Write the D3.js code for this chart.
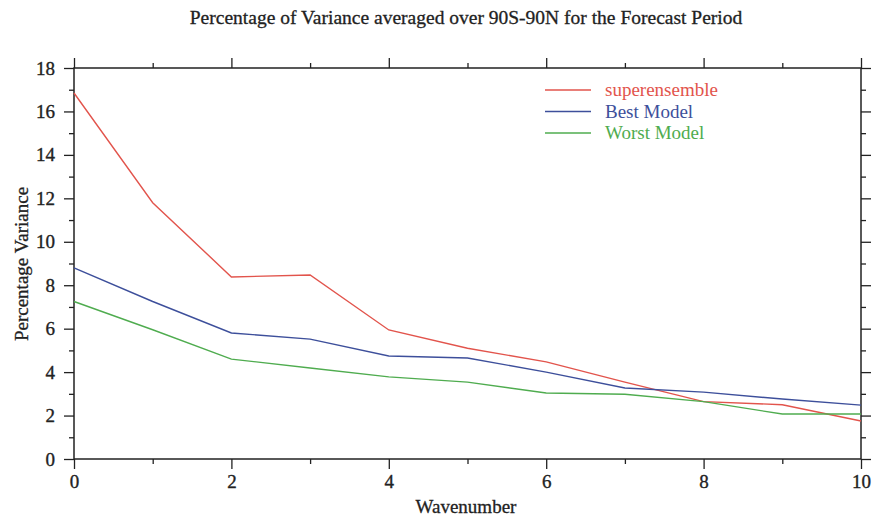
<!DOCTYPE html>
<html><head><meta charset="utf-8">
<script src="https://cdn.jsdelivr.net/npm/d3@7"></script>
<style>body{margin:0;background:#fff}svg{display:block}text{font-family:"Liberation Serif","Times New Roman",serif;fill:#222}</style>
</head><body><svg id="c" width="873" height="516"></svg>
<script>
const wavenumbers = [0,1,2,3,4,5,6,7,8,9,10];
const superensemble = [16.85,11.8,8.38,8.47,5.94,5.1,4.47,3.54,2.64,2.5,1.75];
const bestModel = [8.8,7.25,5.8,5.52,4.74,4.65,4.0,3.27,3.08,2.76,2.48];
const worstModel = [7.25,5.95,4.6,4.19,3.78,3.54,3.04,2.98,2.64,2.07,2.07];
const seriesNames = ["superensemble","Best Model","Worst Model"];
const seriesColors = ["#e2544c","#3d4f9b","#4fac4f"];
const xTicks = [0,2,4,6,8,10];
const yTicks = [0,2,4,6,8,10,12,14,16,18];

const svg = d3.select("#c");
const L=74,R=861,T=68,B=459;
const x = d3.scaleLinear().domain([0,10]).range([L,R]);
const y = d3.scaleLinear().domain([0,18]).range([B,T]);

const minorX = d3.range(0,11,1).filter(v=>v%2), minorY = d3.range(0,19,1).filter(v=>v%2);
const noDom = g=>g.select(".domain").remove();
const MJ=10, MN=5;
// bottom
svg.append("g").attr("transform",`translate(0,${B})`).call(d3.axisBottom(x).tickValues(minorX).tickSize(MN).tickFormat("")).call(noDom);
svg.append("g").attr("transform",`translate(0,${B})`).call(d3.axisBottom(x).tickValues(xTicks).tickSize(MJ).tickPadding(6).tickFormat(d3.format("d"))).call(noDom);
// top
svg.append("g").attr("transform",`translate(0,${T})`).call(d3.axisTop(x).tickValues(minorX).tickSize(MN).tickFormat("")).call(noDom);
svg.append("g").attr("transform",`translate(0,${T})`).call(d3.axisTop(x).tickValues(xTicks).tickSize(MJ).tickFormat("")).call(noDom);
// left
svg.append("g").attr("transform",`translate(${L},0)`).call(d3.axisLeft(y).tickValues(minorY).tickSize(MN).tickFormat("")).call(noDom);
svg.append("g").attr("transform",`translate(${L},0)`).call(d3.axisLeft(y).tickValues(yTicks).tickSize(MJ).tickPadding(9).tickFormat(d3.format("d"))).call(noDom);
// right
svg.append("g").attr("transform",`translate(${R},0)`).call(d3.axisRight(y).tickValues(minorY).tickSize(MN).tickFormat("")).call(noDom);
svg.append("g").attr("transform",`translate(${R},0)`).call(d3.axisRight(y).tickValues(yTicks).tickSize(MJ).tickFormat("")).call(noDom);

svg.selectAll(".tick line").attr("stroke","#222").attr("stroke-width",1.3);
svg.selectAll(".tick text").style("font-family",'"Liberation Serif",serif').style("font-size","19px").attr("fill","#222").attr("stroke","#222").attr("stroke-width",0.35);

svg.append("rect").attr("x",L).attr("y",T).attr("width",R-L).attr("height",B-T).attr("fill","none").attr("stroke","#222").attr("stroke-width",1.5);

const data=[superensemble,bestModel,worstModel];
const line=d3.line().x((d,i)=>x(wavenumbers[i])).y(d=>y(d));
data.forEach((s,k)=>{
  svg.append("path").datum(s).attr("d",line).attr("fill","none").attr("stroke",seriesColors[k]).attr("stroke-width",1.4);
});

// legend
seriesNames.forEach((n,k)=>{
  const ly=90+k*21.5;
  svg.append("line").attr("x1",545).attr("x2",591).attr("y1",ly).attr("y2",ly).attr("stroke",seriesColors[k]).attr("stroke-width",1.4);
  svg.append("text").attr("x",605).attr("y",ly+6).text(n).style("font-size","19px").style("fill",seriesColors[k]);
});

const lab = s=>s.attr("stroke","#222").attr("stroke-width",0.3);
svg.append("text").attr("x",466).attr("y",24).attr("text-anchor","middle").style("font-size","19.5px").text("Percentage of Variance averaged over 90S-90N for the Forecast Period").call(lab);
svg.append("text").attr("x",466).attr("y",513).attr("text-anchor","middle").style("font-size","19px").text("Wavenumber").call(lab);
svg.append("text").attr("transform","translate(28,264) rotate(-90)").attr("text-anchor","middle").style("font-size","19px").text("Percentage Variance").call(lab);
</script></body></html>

****************************************

Copy every line of the data exactly as written, excluding the pictures.

RESULT:
Write the D3.js code for this chart.
<!DOCTYPE html>
<html><head><meta charset="utf-8">
<script src="https://cdn.jsdelivr.net/npm/d3@7"></script>
<style>body{margin:0;background:#fff}svg{display:block}text{font-family:"Liberation Serif","Times New Roman",serif;fill:#222}</style>
</head><body><svg id="c" width="873" height="516"></svg>
<script>
const wavenumbers = [0,1,2,3,4,5,6,7,8,9,10];
const superensemble = [16.85,11.8,8.38,8.47,5.94,5.1,4.47,3.54,2.64,2.5,1.75];
const bestModel = [8.8,7.25,5.8,5.52,4.74,4.65,4.0,3.27,3.08,2.76,2.48];
const worstModel = [7.25,5.95,4.6,4.19,3.78,3.54,3.04,2.98,2.64,2.07,2.07];
const seriesNames = ["superensemble","Best Model","Worst Model"];
const seriesColors = ["#e2544c","#3d4f9b","#4fac4f"];
const xTicks = [0,2,4,6,8,10];
const yTicks = [0,2,4,6,8,10,12,14,16,18];

const svg = d3.select("#c");
const L=74,R=861,T=68,B=459;
const x = d3.scaleLinear().domain([0,10]).range([L,R]);
const y = d3.scaleLinear().domain([0,18]).range([B,T]);

const minorX = d3.range(0,11,1).filter(v=>v%2), minorY = d3.range(0,19,1).filter(v=>v%2);
const noDom = g=>g.select(".domain").remove();
const MJ=10, MN=5;
// bottom
svg.append("g").attr("transform",`translate(0,${B})`).call(d3.axisBottom(x).tickValues(minorX).tickSize(MN).tickFormat("")).call(noDom);
svg.append("g").attr("transform",`translate(0,${B})`).call(d3.axisBottom(x).tickValues(xTicks).tickSize(MJ).tickPadding(6).tickFormat(d3.format("d"))).call(noDom);
// top
svg.append("g").attr("transform",`translate(0,${T})`).call(d3.axisTop(x).tickValues(minorX).tickSize(MN).tickFormat("")).call(noDom);
svg.append("g").attr("transform",`translate(0,${T})`).call(d3.axisTop(x).tickValues(xTicks).tickSize(MJ).tickFormat("")).call(noDom);
// left
svg.append("g").attr("transform",`translate(${L},0)`).call(d3.axisLeft(y).tickValues(minorY).tickSize(MN).tickFormat("")).call(noDom);
svg.append("g").attr("transform",`translate(${L},0)`).call(d3.axisLeft(y).tickValues(yTicks).tickSize(MJ).tickPadding(9).tickFormat(d3.format("d"))).call(noDom);
// right
svg.append("g").attr("transform",`translate(${R},0)`).call(d3.axisRight(y).tickValues(minorY).tickSize(MN).tickFormat("")).call(noDom);
svg.append("g").attr("transform",`translate(${R},0)`).call(d3.axisRight(y).tickValues(yTicks).tickSize(MJ).tickFormat("")).call(noDom);

svg.selectAll(".tick line").attr("stroke","#222").attr("stroke-width",1.3);
svg.selectAll(".tick text").style("font-family",'"Liberation Serif",serif').style("font-size","19px").attr("fill","#222").attr("stroke","#222").attr("stroke-width",0.35);

svg.append("rect").attr("x",L).attr("y",T).attr("width",R-L).attr("height",B-T).attr("fill","none").attr("stroke","#222").attr("stroke-width",1.5);

const data=[superensemble,bestModel,worstModel];
const line=d3.line().x((d,i)=>x(wavenumbers[i])).y(d=>y(d));
data.forEach((s,k)=>{
  svg.append("path").datum(s).attr("d",line).attr("fill","none").attr("stroke",seriesColors[k]).attr("stroke-width",1.4);
});

// legend
seriesNames.forEach((n,k)=>{
  const ly=90+k*21.5;
  svg.append("line").attr("x1",545).attr("x2",591).attr("y1",ly).attr("y2",ly).attr("stroke",seriesColors[k]).attr("stroke-width",1.4);
  svg.append("text").attr("x",605).attr("y",ly+6).text(n).style("font-size","19px").style("fill",seriesColors[k]);
});

const lab = s=>s.attr("stroke","#222").attr("stroke-width",0.3);
svg.append("text").attr("x",466).attr("y",24).attr("text-anchor","middle").style("font-size","19.5px").text("Percentage of Variance averaged over 90S-90N for the Forecast Period").call(lab);
svg.append("text").attr("x",466).attr("y",513).attr("text-anchor","middle").style("font-size","19px").text("Wavenumber").call(lab);
svg.append("text").attr("transform","translate(28,264) rotate(-90)").attr("text-anchor","middle").style("font-size","19px").text("Percentage Variance").call(lab);
</script></body></html>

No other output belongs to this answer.